Ruth Bader Ginsburg has lost it. Her recent comments are absolutely beyond the pale–even for her outrageous self. The other justices should hold an intervention, and tell her to be quiet or step down. This isn’t funny anymore. She is making overtly political statements about the presidential election that are absolutely unbecoming of a Justice of the Supreme Court. She is expressly dragging the Court into a political arena they would rather stay out of. Her comments also call into question her ability to adjudicate any case involving the Trump Administration. I say this as someone who largely agrees with her prognostications of what a Trump presidency would mean. She needs to stop. But she wont, because RBG loves the limelight, and reporters are happy to write down the insane things she says.

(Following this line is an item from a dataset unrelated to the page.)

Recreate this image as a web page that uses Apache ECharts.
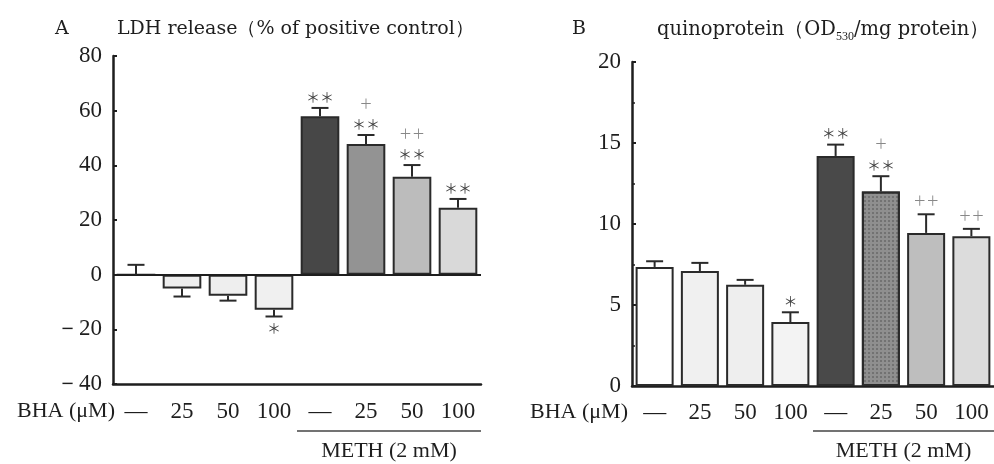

On Thursday, she told Mark Sherman she didn’t want to think of what a Trump presidency would mean, and used the female pronoun “she” to refer to the next President (obviously referring to Jill Stein, right?).

In an interview Thursday in her court office, the 83-year-old justice and leader of the court’s liberal wing said she presumes Democrat Hillary Clinton will be the next president. Asked what if Republican Donald Trump won instead, she said, “I don’t want to think about that possibility, but if it should be, then everything is up for grabs.”

That includes the future of the high court itself, on which she is the oldest justice. Two justices, Anthony Kennedy and Stephen Breyer, are in their late 70s.

“It’s likely that the next president, whoever she will be, will have a few appointments to make,” Ginsburg said, smiling.

On Friday, she told Adam Liptak that she couldn’t think of what the country would be like with a Trump presidency, and said she would consider retiring to New Zealand.

“I can’t imagine what this place would be — I can’t imagine what the country would be — with Donald Trump as our president,” she said. “For the country, it could be four years. For the court, it could be — I don’t even want to contemplate that.”

It reminded her of something her husband, Martin D. Ginsburg, a prominent tax lawyer who died in 2010, would have said.

“‘Now it’s time for us to move to New Zealand,’” Justice Ginsburg said, smiling ruefully.

Retirement to New Zealand, or anywhere else, would be a good idea for the Inglorious RBG.